フローティングジョイントとは
フローティングジョイントとは部材間の偏心と偏角を許容するジョイント(継手)です。内部の球状構造と球を覆うホルダーが摺動することによって、偏心・偏角を吸収することができます。
主に直動アクチュエータであるシリンダとガイドレールなどの直動部品との接続に使用されます。
ボールジョイントと基本的な構造は同じですが、フローティングジョイントは回転や揺動用の継手では無いため回転運動や揺動運動の伝達には使用できません。
フローティングジョイントの使用用途
フローティングジョイントは主に圧縮エアや電力で駆動するシリンダなどの直動アクチュエータとガイドレールなどの直動部品との接続に使用されます。

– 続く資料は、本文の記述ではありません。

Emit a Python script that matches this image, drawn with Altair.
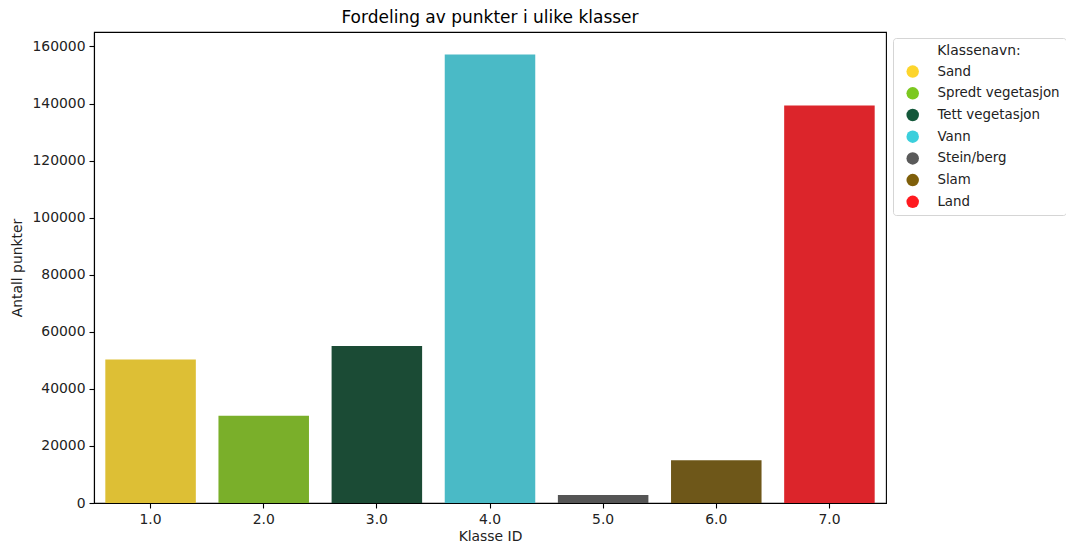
import altair as alt
import pandas as pd

class_ids = ["1.0", "2.0", "3.0", "4.0", "5.0", "6.0", "7.0"]
class_names = ["Sand", "Spredt vegetasjon", "Tett vegetasjon", "Vann", "Stein/berg", "Slam", "Land"]
counts = [50300, 30600, 55000, 157200, 2800, 15000, 139300]
bar_colors = ["#DDBF35", "#7AAF2A", "#1B4B35", "#4ABAC6", "#555555", "#6E5719", "#DC252B"]
legend_colors = ["#FDD52C", "#7CC820", "#13583A", "#3BCFDC", "#5A5A5A", "#7F5F0A", "#FF1A1F"]
y_ticks = [0, 20000, 40000, 60000, 80000, 100000, 120000, 140000, 160000]

df = pd.DataFrame({"Klasse ID": class_ids, "Klassenavn": class_names, "Antall punkter": counts})

FONT = "DejaVu Sans"

x_enc = alt.X(
    "Klasse ID:N",
    title="Klasse ID",
    sort=class_ids,
    scale=alt.Scale(paddingInner=0.2, paddingOuter=0.1),
    axis=alt.Axis(labelAngle=0),
)
y_enc = alt.Y(
    "Antall punkter:Q",
    title="Antall punkter",
    scale=alt.Scale(domain=[0, 165076], nice=False),
    axis=alt.Axis(values=y_ticks, format="d"),
)

bars = alt.Chart(df).mark_bar().encode(
    x=x_enc,
    y=y_enc,
    color=alt.Color("Klasse ID:N", scale=alt.Scale(domain=class_ids, range=bar_colors), legend=None),
)

legend_layer = alt.Chart(df).mark_circle(opacity=0).encode(
    x=x_enc,
    y=y_enc,
    fill=alt.Fill(
        "Klassenavn:N",
        sort=class_names,
        scale=alt.Scale(domain=class_names, range=legend_colors),
        legend=alt.Legend(
            title="Klassenavn:",
            orient="none",
            legendX=799,
            legendY=6,
            symbolOpacity=1,
            symbolType="circle",
            symbolSize=156,
            symbolStrokeWidth=0,
            symbolOffset=7,
            labelOffset=18,
            rowPadding=6.7,
            titlePadding=7,
            titleAnchor="middle",
            padding=6,
            strokeColor="#d5d5d5",
            fillColor="white",
            cornerRadius=3,
            labelLimit=300,
        ),
    ),
)

chart = (
    alt.layer(bars, legend_layer)
    .resolve_legend(color="independent", fill="independent")
    .properties(
        width=792,
        height=471,
        title=alt.TitleParams(
            "Fordeling av punkter i ulike klasser",
            font=FONT,
            fontSize=17,
            fontWeight="normal",
            color="#000000",
            anchor="middle",
            offset=5,
        ),
        autosize=alt.AutoSizeParams(type="none"),
        padding={"left": 86, "top": 24, "right": 180, "bottom": 40},
    )
    .configure_view(stroke="#000000", strokeWidth=1.1)
    .configure_axis(
        grid=False,
        domainColor="#000000",
        domainWidth=1.1,
        tickColor="#000000",
        tickSize=5,
        tickWidth=1.1,
        labelFont=FONT,
        labelFontSize=13.9,
        labelColor="#222222",
        labelPadding=4,
        titleFont=FONT,
        titleFontSize=13.9,
        titleFontWeight="normal",
        titleColor="#222222",
    )
    .configure_axisY(titlePadding=7)
    .configure_axisX(titlePadding=4)
    .configure_legend(
        labelFont=FONT,
        labelFontSize=13.4,
        labelColor="#222222",
        titleFont=FONT,
        titleFontSize=13.9,
        titleFontWeight="normal",
        titleColor="#222222",
    )
)

chart.save("out.html", embed_options={"renderer": "svg", "actions": False})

直動部品に対して直動アクチュエータを使用することで動力方向を変更することなく動力を伝達することができますが、両者の組付け精度高いレベルでないと、偏心・偏角により大きな抵抗力が生じる場合やシリンダが破損する場合があります。
これに対してフローティングジョイントを使用することにより偏心・偏角を許容することができ、平行度合わせや芯合わせをする必要が無くなり、簡単に直動システムを構築することができます。
フローティングジョイントの原理
フローティングジョイントは、球体および球体を保持するホルダーと部材と接続するためのネジやナット部により構成されています。物理的な制約上、球体を保持するためには球体の表面の半分以上をホルダーによって覆う必要があるため、許容可能な偏角度にも限界があります。
一般的なフローティングジョイントは許容偏角度が5°程度に設定されており、これ以上の偏角が乗じる場合には抵抗が大きくなるかジョイントが破損してしまいます。以上のように、偏心・偏角の許容量はあくまで組み付け時の平行度合わせや芯合わせなどの作業を簡略化する程度であり、ボールジョイントやユニバーサルジョイントのように大きく芯方向が異なる部材間の伝達はできません。
また、大きな衝撃力を作用させると球体やホルダーの破損による故障が発生するため、シリンダはエアクッションやラバークッションが付属している製品を使用する、あるいは外部にショックアブソーバなどの衝撃吸収機構を設ける必要があります。